L’USI deve richiedere le 30 ore settimanali a parità di stipendio.

Sviluppare un grande intervento incisivo nel grande mare del lavoro precario, frantumato, disperso.

In questo settore vanno ancora largamente sperimentate le forme dell’intervento, visto che questi settori sono difficili da aggregare e sono sostanzialmente sprovvisti dello strumento principe della contrattazione sindacale, cioè lo sciopero.

Dunque si tratta di pensare e sperimentare collettivamente percorsi di comunicazione al mondo del precariato, forme di aggregazione dei lavoratori precari e possibili strumenti di lotta di questo settore lavorativo (blocchi della circolazione di mezzi e persone, campagne di boicottaggio, occupazione dei comuni e delle agenzie del lavoro ecc.).

L’USI inoltre deve appoggiare situazioni di occupazione di terreni, vedi Mondeggi, dove gli occupanti possano farsi reddito lavorando la terra in autogestione.

Su questa base il Congresso delibera la formazione di un’apposita Commissione.

 

Nomine incarichi statutari

Gestione della Cassa: Roberto Borselli (USI San Vincenzo).
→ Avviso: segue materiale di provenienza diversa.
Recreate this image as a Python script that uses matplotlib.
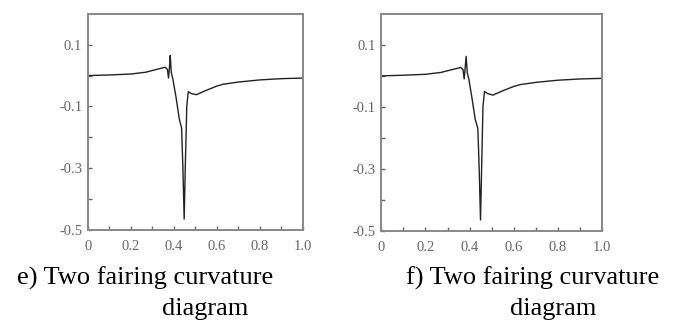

Mailing List: Federico Denitto (USI Trieste).

Commissione Esecutiva: Enrico Moroni (USI Milano); Mauro Bonalumi (USI

Milano); Manuel Pagliarini (USI Parma); Alessio Borghi (USI Modena); Lorenzo Tusberti (USI

Modena).

Commissione Internazionale: Mario Verzegnassi (USI Trieste); Massimiliano

Ilari (USI Parma); Anna Gussetti (USI Castelfranco Veneto); Ettore Valmassoi (USI

Belluno).

Vicesegretario Nazionale: Angelo Mulè (USI Milano).

Segretario Nazionale: Franco Bertoli (USI Modena).

Organismi di propaganda, di comunicazione e di coordinamento

Gestione del sito usi-ait.org: Luca Meneghesso (USI Trieste); Pasquale Piergiovanni (USI Puglia); Anna Gussetti (USI Castelfranco Veneto).

Redazione Lotta di Classe: Mohsen Fahandeza (USI Modena); Tommaso Marchi (USI Modena).